Mortgage Madness Reignites at Wells Fargo and BOA

Predatory Mortgage

Mortgage Madness at Wells Fargo and Bank of America

By William Hudson

Wells Fargo and Bank of America have announced that they will be offering 3% down loans that are proven to be as high risk as no-money-down mortgages. These loans will be offered to people with poor credit. If 3% is too much to put down, the banks are offering insane “incentives” to entice borrowers to reignite a stalling real estate market.

Wells Fargo claims that borrowers can qualify for an even lower interest rate if they agree to go to a ridiculous and ineffective “government-sponsored” class on finance (think “Mortgages for Dummies”). Wells Fargo offers a 3.75% interest rate if you put the 3% down or 40% down on the loan- it hardly matters to them since they are selling the paper. Attending the finance class reduces your rate by a mere .08% of the interest rate. The class is a perfect example of a government incentive that costs more to implement than the revenue it will save or generate.

Thus, borrowers with strong credit scores, who put down significant down payments, are actually penalized by paying a higher interest rate- even if it is only a mere .08%. The borrowers with low credit scores can also provide documentation of credit worthiness by providing evidence from “nontraditional” sources- whatever that means.

Bank of America has an even more bizarre twist. The subprime loan program at BOA requires that homeowners prove that their income is below average in order to qualify for a loan! The bank is offering mortgages at 3% down (because housing costs have soared) to borrowers with poor credit who must prove their income is below average.  The program requires NO private mortgage insurance.

Banks have apparently become so desperate, that they are now competing for high-risk borrowers who will likely over-leverage themselves, so the banks can swoop in when the bubble bursts and steal the homes of the poor and vulnerable. Obviously, the Too Big to Fail’s last business model was so financially lucrative, and the market of subprime borrowers has grown so dramatically over the past eight years- that it is time to take advantage of the economic conditions they contributed to.

While the general public was buying into the bubble, lured in by low interest rates, the wealthy sat back and watched the sheep lead themselves to slaughter. The wealthy and their advisors knew what consumers would do, they knew they would over-leverage themselves, and they knew the housing market would fail- it was only a matter of time. Here we are eight years later, and the majority of Americans who are buying homes are once again lured in by artificially low interest rates and predatory lending programs, while ignoring that they are paying more than they can likely afford and more than the home would be worth if it wasn’t for loose lending programs.

The banks have no incentive to stop their current predatory lending patterns. They know that no government entity is going to put an end to their modus operandi, they know they can create a system so complex that plausible deniability will protect them, and they know by the time they move the funds off shore and invest their profits in land, minerals and commodities that they will be home free.
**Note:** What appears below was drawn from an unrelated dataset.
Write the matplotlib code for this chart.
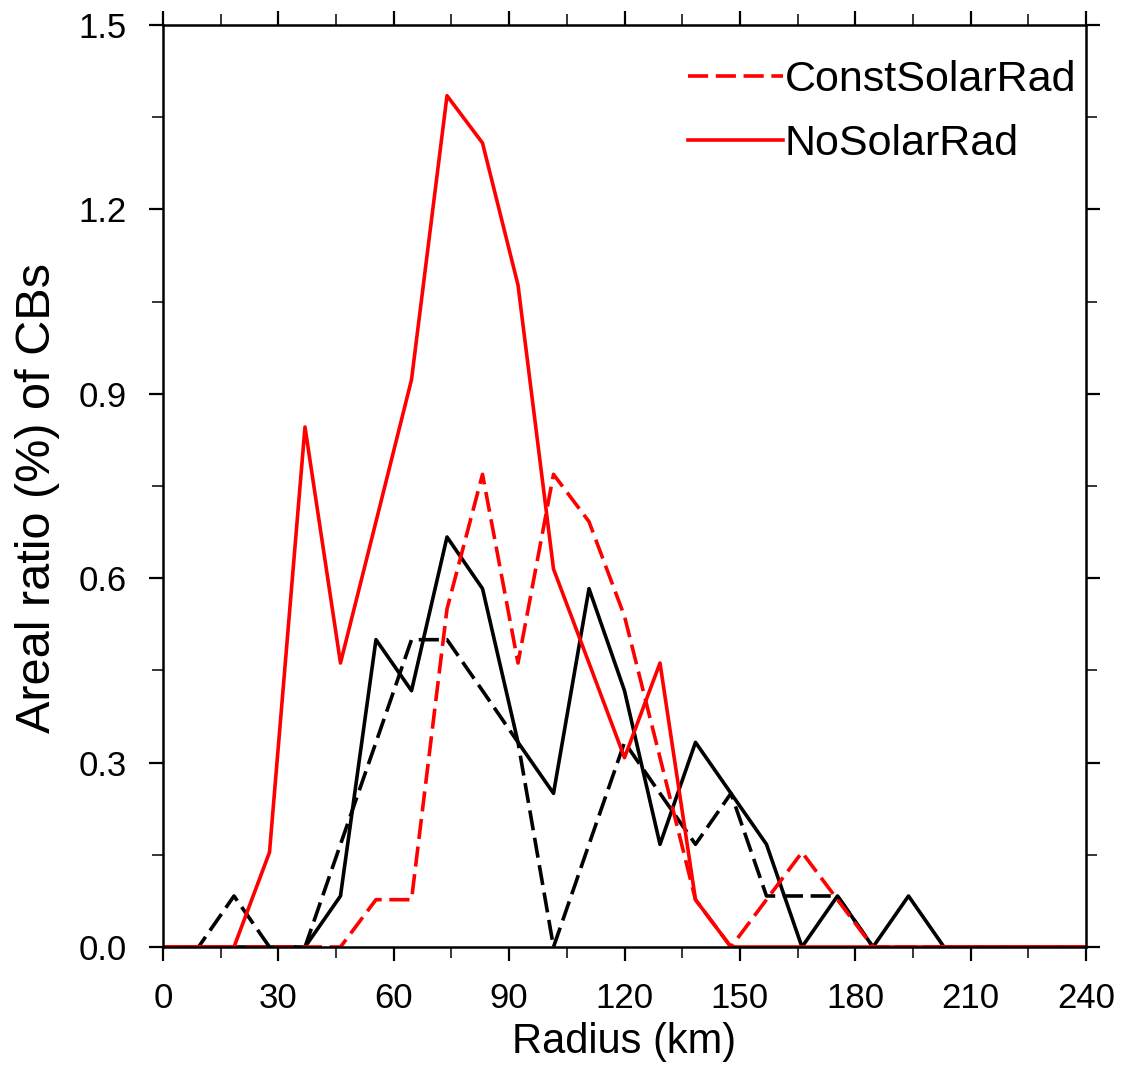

But most of all- they know that the American public will do nothing because the public has been stripped of their wealth, possess few assets (no land, no gold, no silver, no investments) and the majority lack the resources to combat the fraudulent scheme of the big banks.

At any point in history, people would have been sharpening up their pitch forks and lighting their torches. We have only ourselves to blame because until Americans rise up- the status quo goes unchanged. Where is the tipping point? Obviously we are not there yet.